Sam, on the other hand, is our young barbarian at the gates. He’s amazingly powerful for a 30 pound dog. He’s really a much larger dog on powerful but stubby legs. His body looks like it belongs on legs at least a third again as tall. And he is so excited to be out and around! OMG! It’s like Braveheart on top of the world. Freedom!!!
Sam lives life at a gallop. In fact, if I could be like Cesar and have rollerblades and let him run like crazy he’d be the happiest pup in the world. But I am old and infirm, so he has to learn to walk at my speed. And not pull.
Because of orthopedic injuries it is easy for me to get muscle stress injuries. Let’s just say I’m not the ideal Dog Mom for a powerful little guy who isn’t as well leash trained as he could be.

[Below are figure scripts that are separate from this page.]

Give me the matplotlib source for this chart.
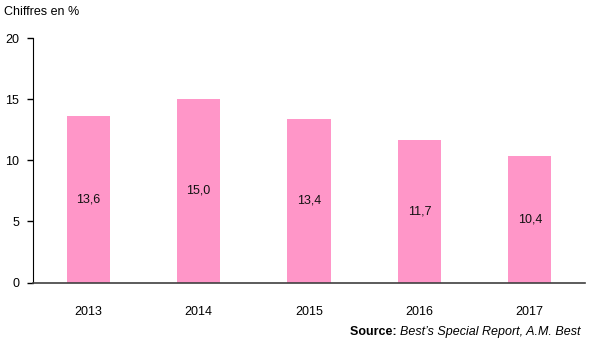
import matplotlib
matplotlib.use("Agg")
import matplotlib.pyplot as plt

plt.rcParams['font.family'] = ['Liberation Sans', 'DejaVu Sans']

years = ["2013", "2014", "2015", "2016", "2017"]
values = [13.6, 15.0, 13.4, 11.7, 10.4]
labels = ["13,6", "15,0", "13,4", "11,7", "10,4"]
yticks = [0, 5, 10, 15, 20]

fig = plt.figure(figsize=(6.0, 3.45), dpi=100)
ax = fig.add_axes([0.055, 0.181, 0.92, 0.708])

x = list(range(len(years)))
ax.bar(x, values, width=0.39, color="#FF96C8", zorder=2)
for xi, v, lab in zip(x, values, labels):
    ax.text(xi, v / 2, lab, ha="center", va="center", fontsize=9, color="#111111")

ax.set_xlim(-0.5, len(years) - 0.5)
ax.set_ylim(0, 20)
ax.set_yticks(yticks)
ax.set_xticks(x)
ax.set_xticklabels(years)

for s in ("top", "right"):
    ax.spines[s].set_visible(False)
ax.spines["left"].set_color("#000000")
ax.spines["bottom"].set_color("#404040")
ax.spines["bottom"].set_linewidth(1.2)
ax.tick_params(axis="y", direction="out", length=4, width=1, pad=6, labelsize=9, colors="#000000")
ax.tick_params(axis="x", length=0, pad=17, labelsize=9)

fig.text(0.007, 0.965, "Chiffres en %", ha="left", va="center", fontsize=9)

# Source line: italic part right-aligned, bold prefix placed just before it
y_src = 0.037
src_it = fig.text(0.968, y_src, "Best’s Special Report, A.M. Best", ha="right", va="center",
                  fontsize=9, fontstyle="italic")
fig.canvas.draw()
bb = src_it.get_window_extent()
fig.text(bb.x0 / fig.bbox.width, y_src, "Source: ", ha="right", va="center",
         fontsize=9, fontweight="bold")

fig.savefig("out.png", dpi=100)
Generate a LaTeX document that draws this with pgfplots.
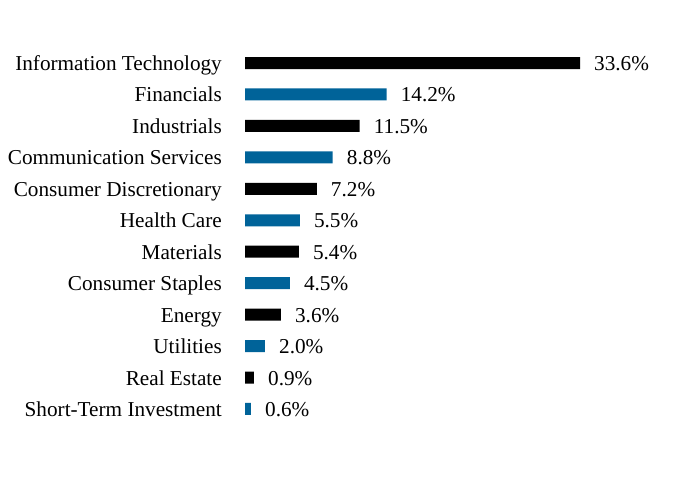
\documentclass[border=0pt]{standalone}
\usepackage{fontspec}
\setmainfont{Liberation Serif}
\usepackage{pgfplots}
\pgfplotsset{compat=1.18}
\definecolor{barblue}{RGB}{0,99,153}
\begin{document}
\begin{tikzpicture}[x=1bp,y=1bp]
\useasboundingbox (0,0) rectangle (684,504);
\begin{axis}[
  at={(245bp,79.3bp)}, anchor=south west,
  scale only axis,
  width=398.8bp, height=377.4bp,
  xmin=0, xmax=40,
  ymin=-0.5, ymax=11.5,
  axis line style={draw=none},
  xtick=\empty,
  major tick length=0pt,
  xbar, bar width=12bp, bar shift=0pt,
  ytick={0,...,11},
  yticklabels={Short-Term Investment, Real Estate, Utilities, Energy, Consumer Staples, Materials, Health Care, Consumer Discretionary, Communication Services, Industrials, Financials, Information Technology},
  every tick label/.append style={font=\fontsize{21.3}{25}\selectfont},
  yticklabel style={anchor=base east, inner sep=0pt, xshift=-23bp, yshift=-7.5bp},
  /pgf/number format/assume math mode=true,
  point meta=x,
  nodes near coords={\pgfmathprintnumber[fixed,fixed zerofill,precision=1]{\pgfplotspointmeta}\%},
  nodes near coords style={font=\fontsize{21.3}{25}\selectfont, anchor=base west, inner sep=0pt, xshift=14bp, yshift=-7.5bp},
  clip=false,
]
\addplot[draw=none, fill=black] coordinates {(33.6,11) (11.5,9) (7.2,7) (5.4,5) (3.6,3) (0.9,1)};
\addplot[draw=none, fill=barblue] coordinates {(14.2,10) (8.8,8) (5.5,6) (4.5,4) (2.0,2) (0.6,0)};
\end{axis}
\end{tikzpicture}
\end{document}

Sam, bless his little doggie heart, is clueless about this thing called “leash.” The short leash he came with is so short that it is almost impossible for him not to pull. I got him a longer leash so he could have some room to move around – because ya gotta smell the roses and all the other things out there. The six foot lead is better, except for the fact Sam is a barbarian when it comes to a long piece of nylon.
Sam steps where he will, paying no attention to the whereabouts of the leash. I’m sure there is a boating knot in some book called The Sam. In moments he can go from walking with a sort of loose lead to having the leash around his belly, one leg, and in a loop with itself. And does he have any idea how to step off a leash that’s under his belly? Um, that would be a “No.” Sometimes I stand with him to see if he can figure it out, but Sam is not versed in unweaving knots and tangles. No, he looks at me with pathos to rescue him from the evil nylon snake of doom.
In the end I have to let go of McKinley, grasp Sam’s collar, remove the leash from its bends and turns and then we’ve got him free and clear. Sometimes it is like shoeing a horse. I end up picking up front and back legs because it does not occur to him that my flicking the leash against that part of his foot means Pick It Up Buddy. If something interesting – another dog, a cat, a bird, anything at all – happens to take place during untangling we’re in trouble deep and Sam can end up strangling himself in his excitement.
I dream of a day Sam has a trail buddy he can run off lead with. Someone who dashes down the leafy path or around the side of a lake on a beach. They will run and play and there will be no leash involved. Or he will have a big back yard and run and run and run as he plays with his dog and human family.
It is just a dream though. He’s still waiting for his forever family. Preferably on the porch. He loves being outdoors.
Until then we will continue Sam’s dance with leashes. Although we did get permission to get a training collar for him. Yea!